The focus here should be addressing user search needs for discovering reference materials with “efficiency, comprehensiveness, and familiarity” within their academic info journeys
These findings from OUP prove, among other important details, that current reference models continue to fail many readers, ungraduated students in particular, at important junctions in the academic journey. The library discovery layer is coming of age and, while not designed to serve all possible information practices, discovery providers are uniquely positioned to address the foundational information needs of undergraduates. As students, like those in the OUP study, are not prepared to visit dozens of sites for the definition of a term within framework of their given field, discovery layers are perhaps best suited to offer a variety of definitions and quick answers aggregated from the hundreds of databases in their indices. The focus here should be addressing user search needs for discovering reference materials with “efficiency, comprehensiveness, and familiarity” within their academic info journeys (p. 8).

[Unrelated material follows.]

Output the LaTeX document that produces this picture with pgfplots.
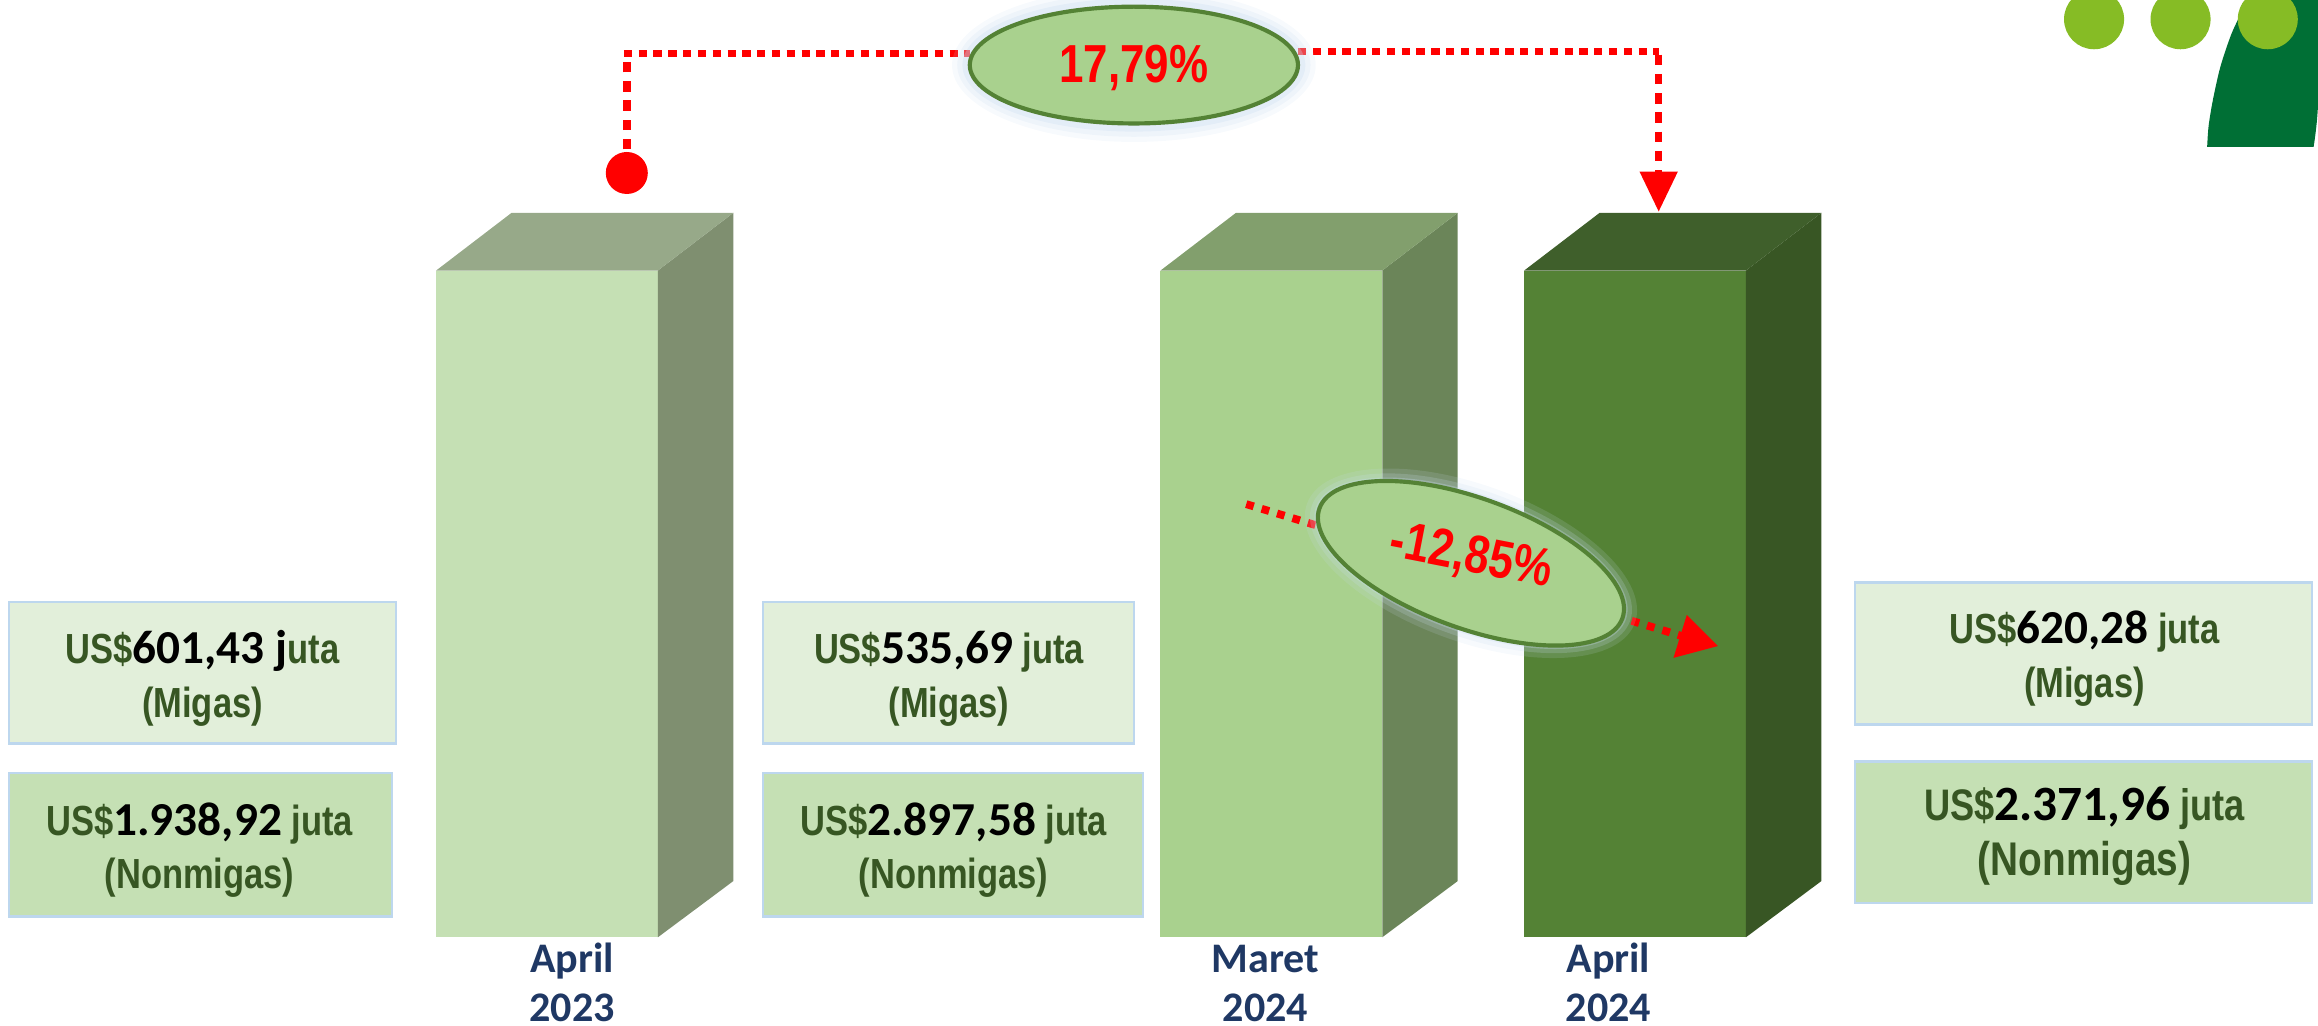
\documentclass[border=0pt]{standalone}
\usepackage{pgfplots}
\pgfplotsset{compat=1.18}
\usepackage{fontspec}
\usetikzlibrary{shapes.geometric}
\setmainfont{Liberation Sans}
\newfontfamily\narrowf{Liberation Sans}[FakeStretch=0.82]
\newfontfamily\calf{Carlito}

\definecolor{bar1front}{HTML}{C5E0B4}
\definecolor{bar1side}{HTML}{7F8F70}
\definecolor{bar1top}{HTML}{97A989}
\definecolor{bar2front}{HTML}{A9D18E}
\definecolor{bar2side}{HTML}{6B8559}
\definecolor{bar2top}{HTML}{829F6D}
\definecolor{bar3front}{HTML}{548235}
\definecolor{bar3side}{HTML}{385624}
\definecolor{bar3top}{HTML}{3F5F2B}
\definecolor{boxlight}{HTML}{E2EFDA}
\definecolor{boxmid}{HTML}{C5E0B4}
\definecolor{boxedge}{HTML}{BDD7EE}
\definecolor{txtgreen}{HTML}{375623}
\definecolor{navy}{HTML}{1F3864}
\definecolor{ellfill}{HTML}{A9D18E}
\definecolor{elledge}{HTML}{548235}
\definecolor{glow}{HTML}{C9DCF0}
\definecolor{logolight}{HTML}{86BC25}
\definecolor{logodark}{HTML}{006F35}

\newcommand\gr[2][8.1]{{\color{txtgreen}\narrowf\bfseries\fontsize{#1}{#1}\selectfont #2}}
\newcommand\nm[2][9.1]{{\color{black}\calf\bfseries\fontsize{#1}{#1}\selectfont #2}}
\newcommand\lbl[1]{{\color{navy}\calf\bfseries\fontsize{8.1}{8.1}\selectfont #1}}
\newcommand\pct[1]{{\color{red}\narrowf\bfseries\fontsize{10.3}{10.3}\selectfont #1}}

\begin{document}
\begin{tikzpicture}
\begin{axis}[width=15.68cm, height=6.94cm, scale only axis,
  xmin=0, xmax=1568, ymin=0, ymax=694, y dir=reverse,
  hide axis, clip=true, clip marker paths=true]

% ---- bars (equal heights) ----
% April 2023
\addplot[draw=none, fill=bar1front] coordinates {(295,183)(445,183)(445,634)(295,634)} --cycle;
\addplot[draw=none, fill=bar1side] coordinates {(445,183)(496,144)(496,596)(445,634)} --cycle;
\addplot[draw=none, fill=bar1top] coordinates {(295,183)(346,144)(496,144)(445,183)} --cycle;
% Maret 2024
\addplot[draw=none, fill=bar2front] coordinates {(785,183)(935,183)(935,634)(785,634)} --cycle;
\addplot[draw=none, fill=bar2side] coordinates {(935,183)(986,144)(986,596)(935,634)} --cycle;
\addplot[draw=none, fill=bar2top] coordinates {(785,183)(836,144)(986,144)(935,183)} --cycle;
% April 2024
\addplot[draw=none, fill=bar3front] coordinates {(1031,183)(1181,183)(1181,634)(1031,634)} --cycle;
\addplot[draw=none, fill=bar3side] coordinates {(1181,183)(1232,144)(1232,596)(1181,634)} --cycle;
\addplot[draw=none, fill=bar3top] coordinates {(1031,183)(1082,144)(1232,144)(1181,183)} --cycle;

% ---- value boxes ----
\addplot[fill=boxlight, draw=boxedge, line width=0.45pt] coordinates {(6,407)(268,407)(268,503)(6,503)} --cycle;
\addplot[fill=boxmid, draw=boxedge, line width=0.45pt] coordinates {(6,523)(265,523)(265,620)(6,620)} --cycle;
\addplot[fill=boxlight, draw=boxedge, line width=0.45pt] coordinates {(516,407)(767,407)(767,503)(516,503)} --cycle;
\addplot[fill=boxmid, draw=boxedge, line width=0.45pt] coordinates {(516,523)(773,523)(773,620)(516,620)} --cycle;
\addplot[fill=boxlight, draw=boxedge, line width=0.45pt] coordinates {(1255,394)(1564,394)(1564,490)(1255,490)} --cycle;
\addplot[fill=boxmid, draw=boxedge, line width=0.45pt] coordinates {(1255,515)(1564,515)(1564,611)(1255,611)} --cycle;

% ---- red dotted connectors ----
\addplot[red, line width=1.42pt, dash pattern=on 2pt off 1.7pt] coordinates {(424,101)(424,38)};
\addplot[red, line width=1.42pt, dash pattern=on 1.6pt off 1.25pt] coordinates {(422,36)(656,36)};
\addplot[red, line width=1.42pt, dash pattern=on 1.6pt off 1.25pt] coordinates {(878,35)(1122,35)};
\addplot[red, line width=1.42pt, dash pattern=on 2pt off 1.7pt] coordinates {(1122,37)(1122,117)};
\addplot[draw=none, fill=red] coordinates {(1109,116)(1135,116)(1122,143)} --cycle;
\addplot[only marks, mark=*, mark size=3.84pt, red, mark options={draw=red, fill=red}] coordinates {(424,117)};

\addplot[red, line width=1.5pt, dash pattern=on 1.5pt off 1.6pt] coordinates {(843,341)(1137,430)};
\addplot[draw=none, fill=red] coordinates {(1141,416)(1162,437)(1132,445)} --cycle;

% ---- ellipses (soft glow + fill) ----
\node[ellipse, fill=glow, opacity=0.15, minimum width=24.6mm, minimum height=10.4mm, inner sep=0] at (axis cs:767,44) {};
\node[ellipse, fill=glow, opacity=0.2, minimum width=23.9mm, minimum height=9.7mm, inner sep=0] at (axis cs:767,44) {};
\node[ellipse, fill=glow, opacity=0.3, minimum width=23.2mm, minimum height=9.0mm, inner sep=0] at (axis cs:767,44) {};
\node[ellipse, fill=ellfill, draw=elledge, line width=0.8pt, minimum width=22.2mm, minimum height=7.9mm, inner sep=0] at (axis cs:767,44) {};
\node[anchor=base, inner sep=0] at (axis cs:767,56) {\pct{17,79\%}};

\node[ellipse, rotate=-20, fill=glow, opacity=0.15, minimum width=23.6mm, minimum height=10.6mm, inner sep=0] at (axis cs:995,381) {};
\node[ellipse, rotate=-20, fill=glow, opacity=0.2, minimum width=22.9mm, minimum height=9.9mm, inner sep=0] at (axis cs:995,381) {};
\node[ellipse, rotate=-20, fill=glow, opacity=0.3, minimum width=22.3mm, minimum height=9.3mm, inner sep=0] at (axis cs:995,381) {};
\node[ellipse, rotate=-20, fill=ellfill, draw=elledge, line width=0.8pt, minimum width=21.8mm, minimum height=8.8mm, inner sep=0] at (axis cs:995,381) {};
\node[rotate=-11, inner sep=0] at (axis cs:995,377) {\pct{-12,85\%}};

% ---- box texts ----
\node[anchor=base, inner sep=0] at (axis cs:137,449) {\gr{US\$}\nm{601,43 j}\gr{uta}};
\node[anchor=base, inner sep=0] at (axis cs:137,485) {\gr{(Migas)}};
\node[anchor=base, inner sep=0] at (axis cs:135,565) {\gr{US\$}\nm{1.938,92}\gr{ juta}};
\node[anchor=base, inner sep=0] at (axis cs:135,601) {\gr{(Nonmigas)}};

\node[anchor=base, inner sep=0] at (axis cs:642,449) {\gr{US\$}\nm{535,69}\gr{ juta}};
\node[anchor=base, inner sep=0] at (axis cs:642,485) {\gr{(Migas)}};
\node[anchor=base, inner sep=0] at (axis cs:645,565) {\gr{US\$}\nm{2.897,58}\gr{ juta}};
\node[anchor=base, inner sep=0] at (axis cs:645,601) {\gr{(Nonmigas)}};

\node[anchor=base, inner sep=0] at (axis cs:1410,435) {\gr{US\$}\nm{620,28}\gr{ juta}};
\node[anchor=base, inner sep=0] at (axis cs:1410,472) {\gr{(Migas)}};
\node[anchor=base, inner sep=0] at (axis cs:1410,555) {\gr[8.5]{US\$}\nm[9.5]{2.371,96}\gr[8.5]{ juta}};
\node[anchor=base, inner sep=0] at (axis cs:1410,592) {\gr[9.1]{(Nonmigas)}};

% ---- category labels ----
\node[anchor=base, inner sep=0] at (axis cs:387,658) {\lbl{April}};
\node[anchor=base, inner sep=0] at (axis cs:387,691) {\lbl{2023}};
\node[anchor=base, inner sep=0] at (axis cs:856,658) {\lbl{Maret}};
\node[anchor=base, inner sep=0] at (axis cs:856,691) {\lbl{2024}};
\node[anchor=base, inner sep=0] at (axis cs:1088,658) {\lbl{April}};
\node[anchor=base, inner sep=0] at (axis cs:1088,691) {\lbl{2024}};

% ---- logo ----
\addplot[draw=none, fill=logodark, smooth] coordinates {(1493,99.4)(1494,85)(1497,67)(1502,45)(1509,24)(1515,11)(1521,0)(1568,0)(1568,70)(1565,99.4)} --cycle;
\addplot[only marks, mark=*, mark size=5.58pt, mark options={draw=logolight, fill=logolight}] coordinates {(1416.5,13)(1475,13)(1534,13)};

\end{axis}
\pgfresetboundingbox
\useasboundingbox (current axis.south west) rectangle (current axis.north east);
\end{tikzpicture}
\end{document}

This is where publishers, libraries, and technologists should embrace innovation as critical to our mission, being willing to flourish is the failure/learning cycle in order to advance the evolution of reference. New approaches to reference would adopt new approaches to delivery and business models – matching current library and reader expectations, not fixated on old assumptions and commercial successes. Investments can be made in breaking out of the isolation of publisher-specific reference products and borrowing from what has worked for open-web reference sites.

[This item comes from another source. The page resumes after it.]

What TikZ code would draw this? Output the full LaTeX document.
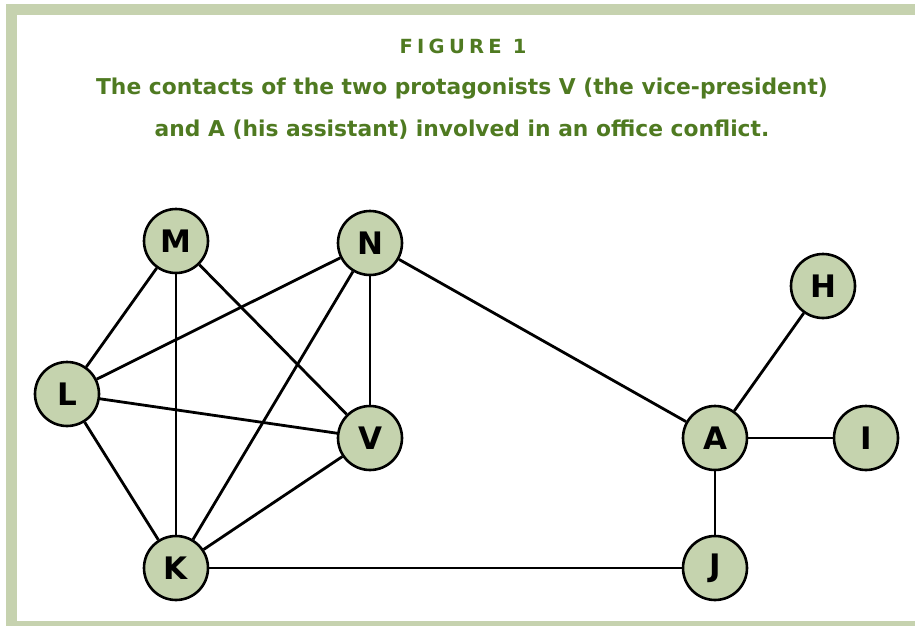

There is room for an authoritative, scholarly Wikipedia competitor – as well as ample room for publishers to be smarter about proactively partnering with Wikipedia, as OUP themselves saw as a critical innovation several years ago. I would like to see publishers both recruiting authors to be wiki editors and participating in The Wikipedia Library program.
As one undergraduate told OUP researchers, “‘I think there are a lot of times when I would appreciate something between Wikipedia level and research paper level and that can sometimes be difficult” (p. 13). I hear this as a call to action, publishers! Let’s get creative about rethinking how we deliver reference products! Who’s with me?